■ COLLECTED DATA ■
■ ■ ■ ■
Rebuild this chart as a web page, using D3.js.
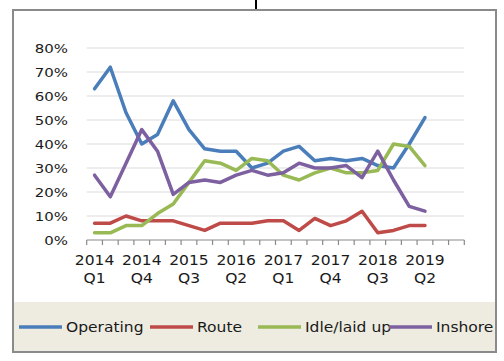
<!DOCTYPE html>
<html>
<head>
<meta charset="utf-8">
<script src="https://cdn.jsdelivr.net/npm/d3@7"></script>
<style>
  body { margin: 0; background: #fff; }
  svg text { font-family: "DejaVu Sans", sans-serif; fill: #1a1a1a; }
</style>
</head>
<body>
<svg id="chart" width="504" height="361"></svg>
<script>
// quarters 2014 Q1 .. 2019 Q4 (data stops at 2019 Q2)
const quarters = [];
for (let yr = 2014; yr <= 2019; yr++) for (let q = 1; q <= 4; q++) quarters.push(yr + " Q" + q);

const operating = [63, 72, 53, 40, 44, 58, 46, 38, 37, 37, 30, 32, 37, 39, 33, 34, 33, 34, 31, 30, 40, 51];
const route = [7, 7, 10, 8, 8, 8, 6, 4, 7, 7, 7, 8, 8, 4, 9, 6, 8, 12, 3, 4, 6, 6];
const idle = [3, 3, 6, 6, 11, 15, 24, 33, 32, 29, 34, 33, 27, 25, 28, 30, 28, 28, 29, 40, 39, 31];
const inshore = [27, 18, 32, 46, 37, 19, 24, 25, 24, 27, 29, 27, 28, 32, 30, 30, 31, 26, 37, 25, 14, 12];

const seriesNames = ["Operating", "Route", "Idle/laid up", "Inshore"];
const seriesColors = ["#4a7ebb", "#be4b48", "#98b954", "#7d60a0"];
const yTicks = [0, 10, 20, 30, 40, 50, 60, 70, 80];

const svg = d3.select("#chart");
const sx = 1.15; // text looks horizontally stretched in the original

// outer frame
svg.append("rect").attr("x", 13).attr("y", 10).attr("width", 483).attr("height", 342)
  .attr("fill", "#fff").attr("stroke", "#8a8a8a").attr("stroke-width", 2);
// legend band
svg.append("rect").attr("x", 14).attr("y", 302).attr("width", 481).attr("height", 49)
  .attr("fill", "#eeece1");
// little black mark at the top
svg.append("line").attr("x1", 256).attr("x2", 256).attr("y1", 0).attr("y2", 9)
  .attr("stroke", "#000").attr("stroke-width", 2);

const x = d3.scaleBand().domain(quarters).range([86.7, 464.3]);
const y = d3.scaleLinear().domain([0, 80]).range([240, 48]);

// gridlines
svg.append("g").selectAll("line").data(yTicks.filter(d => d > 0)).join("line")
  .attr("x1", 86.7).attr("x2", 464.3)
  .attr("y1", d => y(d)).attr("y2", d => y(d))
  .attr("stroke", "#dcdcdc").attr("stroke-width", 1.2);

// y labels
svg.append("g").selectAll("text").data(yTicks).join("text")
  .attr("transform", d => `translate(68,${y(d) + 4.5}) scale(${sx},1)`)
  .attr("text-anchor", "end").attr("font-size", 13)
  .text(d => d + "%");

// x axis line + ticks at category boundaries
const xg = svg.append("g").attr("stroke", "#8a8a8a").attr("stroke-width", 1.2);
xg.append("line").attr("x1", 86.7).attr("x2", 464.3).attr("y1", y(0)).attr("y2", y(0));
const bounds = quarters.map(q => x(q)).concat([x.range()[1]]);
xg.selectAll(".tk").data(bounds).join("line").attr("class", "tk")
  .attr("x1", d => d).attr("x2", d => d).attr("y1", y(0)).attr("y2", y(0) + 5);

// x labels every third quarter
const labelled = quarters.filter((q, i) => i % 3 === 0 && i < 22);
const xl = svg.append("g").selectAll("g").data(labelled).join("g");
xl.append("text")
  .attr("transform", d => `translate(${x(d) + x.bandwidth() / 2},264.5) scale(${sx},1)`)
  .attr("text-anchor", "middle").attr("font-size", 13.5)
  .text(d => d.split(" ")[0]);
xl.append("text")
  .attr("transform", d => `translate(${x(d) + x.bandwidth() / 2},282.5) scale(${sx},1)`)
  .attr("text-anchor", "middle").attr("font-size", 13.5)
  .text(d => d.split(" ")[1]);

// lines
const line = d3.line()
  .x((d, i) => x(quarters[i]) + x.bandwidth() / 2)
  .y(d => y(d));
[operating, route, idle, inshore].forEach((s, k) => {
  svg.append("path").datum(s)
    .attr("d", line)
    .attr("fill", "none")
    .attr("stroke", seriesColors[k])
    .attr("stroke-width", 3.5)
    .attr("stroke-linejoin", "round")
    .attr("stroke-linecap", "round");
});

// legend
const legendX = [19, 150, 258, 389];
const lg = svg.append("g").selectAll("g").data(seriesNames).join("g")
  .attr("transform", (d, i) => `translate(${legendX[i]},327)`);
lg.append("line").attr("x1", 0).attr("x2", 43).attr("y1", 0).attr("y2", 0)
  .attr("stroke", (d, i) => seriesColors[i]).attr("stroke-width", 3.5);
lg.append("text")
  .attr("transform", `translate(47,5) scale(${sx},1)`)
  .attr("font-size", 13.5)
  .text(d => d);
</script>
</body>
</html>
■ ■ ■ ■
Make an exact reproduction of the listing above, without any pictures.

■ CORRECT OUTPUT ■
Rebuild this chart as a web page, using D3.js.
<!DOCTYPE html>
<html>
<head>
<meta charset="utf-8">
<script src="https://cdn.jsdelivr.net/npm/d3@7"></script>
<style>
  body { margin: 0; background: #fff; }
  svg text { font-family: "DejaVu Sans", sans-serif; fill: #1a1a1a; }
</style>
</head>
<body>
<svg id="chart" width="504" height="361"></svg>
<script>
// quarters 2014 Q1 .. 2019 Q4 (data stops at 2019 Q2)
const quarters = [];
for (let yr = 2014; yr <= 2019; yr++) for (let q = 1; q <= 4; q++) quarters.push(yr + " Q" + q);

const operating = [63, 72, 53, 40, 44, 58, 46, 38, 37, 37, 30, 32, 37, 39, 33, 34, 33, 34, 31, 30, 40, 51];
const route = [7, 7, 10, 8, 8, 8, 6, 4, 7, 7, 7, 8, 8, 4, 9, 6, 8, 12, 3, 4, 6, 6];
const idle = [3, 3, 6, 6, 11, 15, 24, 33, 32, 29, 34, 33, 27, 25, 28, 30, 28, 28, 29, 40, 39, 31];
const inshore = [27, 18, 32, 46, 37, 19, 24, 25, 24, 27, 29, 27, 28, 32, 30, 30, 31, 26, 37, 25, 14, 12];

const seriesNames = ["Operating", "Route", "Idle/laid up", "Inshore"];
const seriesColors = ["#4a7ebb", "#be4b48", "#98b954", "#7d60a0"];
const yTicks = [0, 10, 20, 30, 40, 50, 60, 70, 80];

const svg = d3.select("#chart");
const sx = 1.15; // text looks horizontally stretched in the original

// outer frame
svg.append("rect").attr("x", 13).attr("y", 10).attr("width", 483).attr("height", 342)
  .attr("fill", "#fff").attr("stroke", "#8a8a8a").attr("stroke-width", 2);
// legend band
svg.append("rect").attr("x", 14).attr("y", 302).attr("width", 481).attr("height", 49)
  .attr("fill", "#eeece1");
// little black mark at the top
svg.append("line").attr("x1", 256).attr("x2", 256).attr("y1", 0).attr("y2", 9)
  .attr("stroke", "#000").attr("stroke-width", 2);

const x = d3.scaleBand().domain(quarters).range([86.7, 464.3]);
const y = d3.scaleLinear().domain([0, 80]).range([240, 48]);

// gridlines
svg.append("g").selectAll("line").data(yTicks.filter(d => d > 0)).join("line")
  .attr("x1", 86.7).attr("x2", 464.3)
  .attr("y1", d => y(d)).attr("y2", d => y(d))
  .attr("stroke", "#dcdcdc").attr("stroke-width", 1.2);

// y labels
svg.append("g").selectAll("text").data(yTicks).join("text")
  .attr("transform", d => `translate(68,${y(d) + 4.5}) scale(${sx},1)`)
  .attr("text-anchor", "end").attr("font-size", 13)
  .text(d => d + "%");

// x axis line + ticks at category boundaries
const xg = svg.append("g").attr("stroke", "#8a8a8a").attr("stroke-width", 1.2);
xg.append("line").attr("x1", 86.7).attr("x2", 464.3).attr("y1", y(0)).attr("y2", y(0));
const bounds = quarters.map(q => x(q)).concat([x.range()[1]]);
xg.selectAll(".tk").data(bounds).join("line").attr("class", "tk")
  .attr("x1", d => d).attr("x2", d => d).attr("y1", y(0)).attr("y2", y(0) + 5);

// x labels every third quarter
const labelled = quarters.filter((q, i) => i % 3 === 0 && i < 22);
const xl = svg.append("g").selectAll("g").data(labelled).join("g");
xl.append("text")
  .attr("transform", d => `translate(${x(d) + x.bandwidth() / 2},264.5) scale(${sx},1)`)
  .attr("text-anchor", "middle").attr("font-size", 13.5)
  .text(d => d.split(" ")[0]);
xl.append("text")
  .attr("transform", d => `translate(${x(d) + x.bandwidth() / 2},282.5) scale(${sx},1)`)
  .attr("text-anchor", "middle").attr("font-size", 13.5)
  .text(d => d.split(" ")[1]);

// lines
const line = d3.line()
  .x((d, i) => x(quarters[i]) + x.bandwidth() / 2)
  .y(d => y(d));
[operating, route, idle, inshore].forEach((s, k) => {
  svg.append("path").datum(s)
    .attr("d", line)
    .attr("fill", "none")
    .attr("stroke", seriesColors[k])
    .attr("stroke-width", 3.5)
    .attr("stroke-linejoin", "round")
    .attr("stroke-linecap", "round");
});

// legend
const legendX = [19, 150, 258, 389];
const lg = svg.append("g").selectAll("g").data(seriesNames).join("g")
  .attr("transform", (d, i) => `translate(${legendX[i]},327)`);
lg.append("line").attr("x1", 0).attr("x2", 43).attr("y1", 0).attr("y2", 0)
  .attr("stroke", (d, i) => seriesColors[i]).attr("stroke-width", 3.5);
lg.append("text")
  .attr("transform", `translate(47,5) scale(${sx},1)`)
  .attr("font-size", 13.5)
  .text(d => d);
</script>
</body>
</html>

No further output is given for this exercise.